Farming out their work to other companies, in Toledo and elsewhere, was difficult, in part because “we’re extremely picky on quality,” Eric says.
Mainly, TMS concentrated on getting back into production itself as quickly as possible. “The fire was on a Wednesday night,” Eric says. “We were back in primitive production on Friday, when we took a lathe from polishing and converted it to a turning lathe” to complete a job for a customer that otherwise would have lost $50,000 for every day the parts were delayed.
They got their first replacement machine, a metal spinning lathe, the following Wednesday; its German manufacturer was shipping it to another customer, which agreed to let TMS buy it instead.
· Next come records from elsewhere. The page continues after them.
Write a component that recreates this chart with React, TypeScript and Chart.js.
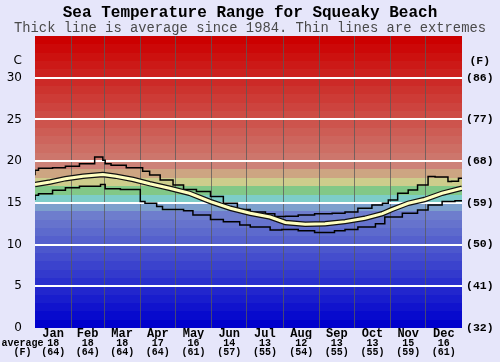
import React, { useEffect, useRef } from "react";
import { Chart, registerables } from "chart.js";

Chart.register(...registerables);

const TITLE = "Sea Temperature Range for Squeaky Beach";
const SUBTITLE = "Thick line is average since 1984. Thin lines are extremes";

const months = ["Jan", "Feb", "Mar", "Apr", "May", "Jun", "Jul", "Aug", "Sep", "Oct", "Nov", "Dec"];
const monthMidDays = [15.5, 45, 74.5, 105, 135.5, 166, 196.5, 227.5, 258, 288.5, 319, 349.5];
const monthStartDays = [31, 59, 90, 120, 151, 181, 212, 243, 273, 304, 334];
const monthAvgC = [18, 18, 18, 17, 16, 14, 13, 12, 13, 13, 15, 16];
const monthAvgF = [64, 64, 64, 64, 61, 57, 55, 54, 55, 55, 59, 61];

const tempTicksC = [0, 5, 10, 15, 20, 25, 30];
const unitTick = 32;

const avgDays = [0, 13, 26, 41, 58, 69, 84, 98, 115, 132, 150, 167, 184, 201, 214, 231, 248, 265, 282, 297, 305, 319, 333, 348, 365];
const avgTemps = [17.2, 17.5, 17.9, 18.2, 18.4, 18.2, 17.8, 17.3, 16.75, 16.15, 15.15, 14.35, 13.75, 13.3, 12.65, 12.45, 12.5, 12.75, 13.15, 13.7, 14.2, 14.95, 15.4, 16.15, 16.75];

const maxDays = [0, 3, 15, 26, 38, 51, 58, 60, 65, 78, 92, 98, 107, 118, 127, 138, 150, 161, 173, 184, 197, 205, 214, 225, 239, 254, 265, 276, 288, 297, 302, 310, 319, 327, 336, 342, 353, 356, 362, 365];
const maxTemps = [18.3, 18.9, 19.15, 19.2, 19.4, 19.7, 20.5, 20.1, 19.7, 19.5, 19.2, 18.8, 18.35, 17.75, 17.15, 16.6, 16.35, 15.75, 14.95, 14.2, 13.9, 13.7, 13.35, 13.4, 13.55, 13.7, 13.75, 13.9, 14.35, 14.75, 14.95, 15.35, 16.15, 16.55, 17.15, 18.15, 18.1, 17.55, 17.6, 17.95];

const minDays = [0, 3, 15, 26, 38, 56, 60, 73, 90, 94, 104, 109, 127, 135, 150, 161, 175, 184, 201, 211, 225, 239, 256, 265, 276, 291, 299, 314, 327, 336, 348, 359, 365];
const minTemps = [15.35, 15.9, 16.1, 16.5, 16.8, 17.0, 17.2, 16.7, 16.6, 15.15, 14.95, 14.55, 14.2, 14.05, 13.55, 13.0, 12.75, 12.35, 12.1, 11.75, 11.8, 11.65, 11.45, 11.65, 11.8, 12.1, 12.5, 13.3, 13.75, 14.15, 14.75, 15.15, 15.25];

const MONO = "'Liberation Mono', 'Courier New', monospace";

function mix(a: number[], b: number[], t: number) {
  const c = a.map((v, i) => Math.round(v + (b[i] - v) * t));
  return `rgb(${c[0]},${c[1]},${c[2]})`;
}

function bandColor(i: number) {
  const mid: Record<number, number[]> = {
    14: [125, 160, 205],
    15: [125, 205, 200],
    16: [130, 200, 135],
    17: [205, 205, 140],
    18: [205, 165, 130],
    19: [205, 130, 120],
  };
  if (mid[i]) return mix(mid[i], mid[i], 0);
  if (i <= 13) return mix([0, 0, 205], [110, 125, 205], i / 13);
  return mix([205, 118, 108], [204, 0, 0], (i - 20) / 14);
}

const pts = (d: number[], v: number[]) => d.map((x, i) => ({ x, y: v[i] }));

const decorPlugin = {
  id: "decor",
  beforeDraw(chart: any) {
    const { ctx, chartArea, scales } = chart;
    ctx.save();
    ctx.fillStyle = "#e6e6fa";
    ctx.fillRect(0, 0, chart.width, chart.height);
    const y = scales.y;
    for (let i = 0; i < 35; i++) {
      const top = Math.round(y.getPixelForValue(i + 1));
      const bot = Math.round(y.getPixelForValue(i));
      ctx.fillStyle = bandColor(i);
      ctx.fillRect(chartArea.left, top, chartArea.right - chartArea.left, bot - top);
    }
    ctx.restore();
  },
  afterDraw(chart: any) {
    const { ctx, chartArea } = chart;
    ctx.save();
    ctx.textAlign = "center";
    ctx.textBaseline = "middle";
    ctx.fillStyle = "#000";
    ctx.font = `bold 16px ${MONO}`;
    ctx.fillText(TITLE, chart.width / 2, 13);
    ctx.fillStyle = "#4a4a4a";
    ctx.font = `13.8px ${MONO}`;
    ctx.fillText(SUBTITLE, chart.width / 2, 28);
    ctx.fillStyle = "#000";
    ctx.font = `bold 10px ${MONO}`;
    const lx = chartArea.left / 2 + 5;
    ctx.fillText("average", lx, 343.5);
    ctx.fillText("(F)", lx, 352.5);
    ctx.restore();
  },
};

export default function App() {
  const ref = useRef<HTMLCanvasElement | null>(null);
  useEffect(() => {
    if (!ref.current) return;
    const yTicks = () => [...tempTicksC, unitTick].map((value) => ({ value }));
    const chart = new Chart(ref.current, {
      type: "line",
      data: {
        datasets: [
          {
            data: pts(avgDays, avgTemps),
            borderColor: "#ffffc0",
            borderWidth: 3,
            pointRadius: 0,
          },
          {
            data: pts(avgDays, avgTemps),
            borderColor: "#111",
            borderWidth: 5.5,
            pointRadius: 0,
          },
          {
            data: pts(maxDays, maxTemps),
            borderColor: "#000",
            borderWidth: 1.5,
            pointRadius: 0,
            stepped: "after",
          },
          {
            data: pts(minDays, minTemps),
            borderColor: "#000",
            borderWidth: 1.5,
            pointRadius: 0,
            stepped: "after",
          },
        ] as any,
      },
      options: {
        animation: false,
        responsive: false,
        layout: { padding: { top: 36, left: 0, right: 0, bottom: 0 } },
        plugins: { legend: { display: false }, tooltip: { enabled: false } },
        scales: {
          x: {
            type: "linear",
            min: 0,
            max: 365,
            position: "bottom",
            weight: 0,
            afterBuildTicks: (s: any) => {
              s.ticks = monthMidDays.map((value) => ({ value }));
            },
            afterFit: (s: any) => {
              s.height = 11;
            },
            grid: { display: false, drawTicks: false, tickLength: 0 },
            border: { display: false },
            ticks: {
              autoSkip: false,
              maxRotation: 0,
              padding: 0,
              color: "#000",
              font: { family: MONO, size: 12, weight: "bold", lineHeight: 1 },
              callback: (_v: any, i: number) => months[i],
            },
          },
          x2: {
            type: "linear",
            min: 0,
            max: 365,
            position: "bottom",
            weight: 1,
            afterBuildTicks: (s: any) => {
              s.ticks = monthMidDays.map((value) => ({ value }));
            },
            afterFit: (s: any) => {
              s.height = 23;
            },
            grid: { display: false, drawTicks: false, tickLength: 0 },
            border: { display: false },
            ticks: {
              autoSkip: false,
              maxRotation: 0,
              padding: 0,
              color: "#000",
              font: { family: MONO, size: 10, weight: "bold", lineHeight: 0.9 },
              callback: (_v: any, i: number) => [String(monthAvgC[i]), `(${monthAvgF[i]})`],
            },
          },
          xg: {
            type: "linear",
            min: 0,
            max: 365,
            position: "bottom",
            weight: 2,
            afterBuildTicks: (s: any) => {
              s.ticks = monthStartDays.map((value) => ({ value }));
            },
            afterFit: (s: any) => {
              s.height = 0;
            },
            grid: { color: "rgba(90,90,90,0.75)", lineWidth: 1, drawTicks: false, tickLength: 0 },
            border: { display: false },
            ticks: { display: false },
          },
          y: {
            type: "linear",
            min: 0,
            max: 35,
            position: "left",
            afterBuildTicks: (s: any) => {
              s.ticks = yTicks();
            },
            afterFit: (s: any) => {
              s.width = 35;
            },
            grid: {
              drawTicks: false,
              tickLength: 0,
              lineWidth: 2,
              color: (c: any) => {
                const v = c.tick ? c.tick.value : 0;
                return v > 0 && v <= 30 && v % 5 === 0 ? "#ffffff" : "rgba(0,0,0,0)";
              },
            },
            border: { display: false },
            ticks: {
              autoSkip: false,
              padding: 13,
              color: "#000",
              font: { family: "'DejaVu Sans', sans-serif", size: 12 },
              callback: (v: any) => (v === unitTick ? "C" : String(v)),
            },
          },
          y2: {
            type: "linear",
            min: 0,
            max: 35,
            position: "right",
            afterBuildTicks: (s: any) => {
              s.ticks = yTicks();
            },
            afterFit: (s: any) => {
              s.width = 38;
            },
            grid: { display: false, drawTicks: false, tickLength: 0 },
            border: { display: false },
            ticks: {
              autoSkip: false,
              padding: 4,
              crossAlign: "center",
              color: "#000",
              font: { family: MONO, size: 11.5, weight: "bold" },
              callback: (v: any) => (v === unitTick ? "(F)" : `(${Math.round((v * 9) / 5 + 32)})`),
            },
          },
        },
      } as any,
      plugins: [decorPlugin],
    });
    return () => chart.destroy();
  }, []);
  return (
    <div style={{ position: "absolute", left: 0, top: 0, width: 500, height: 362 }}>
      <canvas ref={ref} width={500} height={362} style={{ display: "block" }} />
    </div>
  );
}
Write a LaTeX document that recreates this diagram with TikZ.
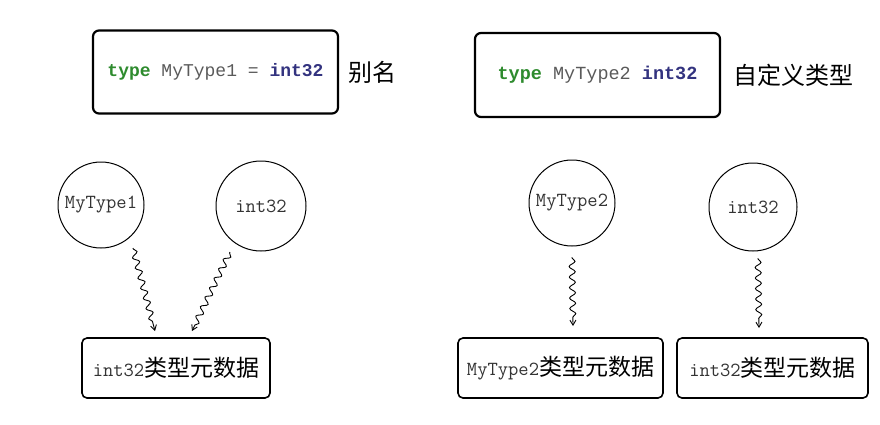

Some customers didn’t get deliveries for several months. “It got pretty hairy in June or July, when there were still some customers we hadn’t delivered to,” Eric says. “If I had to draw a stress curve, it would peak about the middle of July,” just before the larger of two replacement buildings was ready ( a smaller building had gone up by April).
“It was management by crisis,” Eric says, trying to figure out “who needs parts the worst, and sticking that in the production schedule.”
TMS’s 1998 sales, despite the fire, were 83 percent of 1997’s, and the Fankhauser brothers hope that 1999’s sales will rise to 1997’s level. Rather than simply reproducing the company as it existed before the fire, though, they’re trying to improve it.
“We’re redesigning our whole production system,” Eric says, by adopting the principles of “lean manufacturing” — the Japanese system, known as kaizen, that emphasizes flexibility — with the goal of providing much more rapid turnaround.
“There’ll be a lot of cross-training,” Eric says. “There’ll be a lot more responsibility placed on the employee to know different skills. There’ll be a lot more interaction between the employees.”
Turnover at TMS is extremely low, Eric says, except in entry positions. Some employees are from two generations in the same family. Before the fire, he says, “people were used to doing things in a certain way. The fire forced everybody to accept change, to see what change could do for us.”
The fire “was sure hard on everybody,” he says, “but I think in the long run we’ll probably be better off.”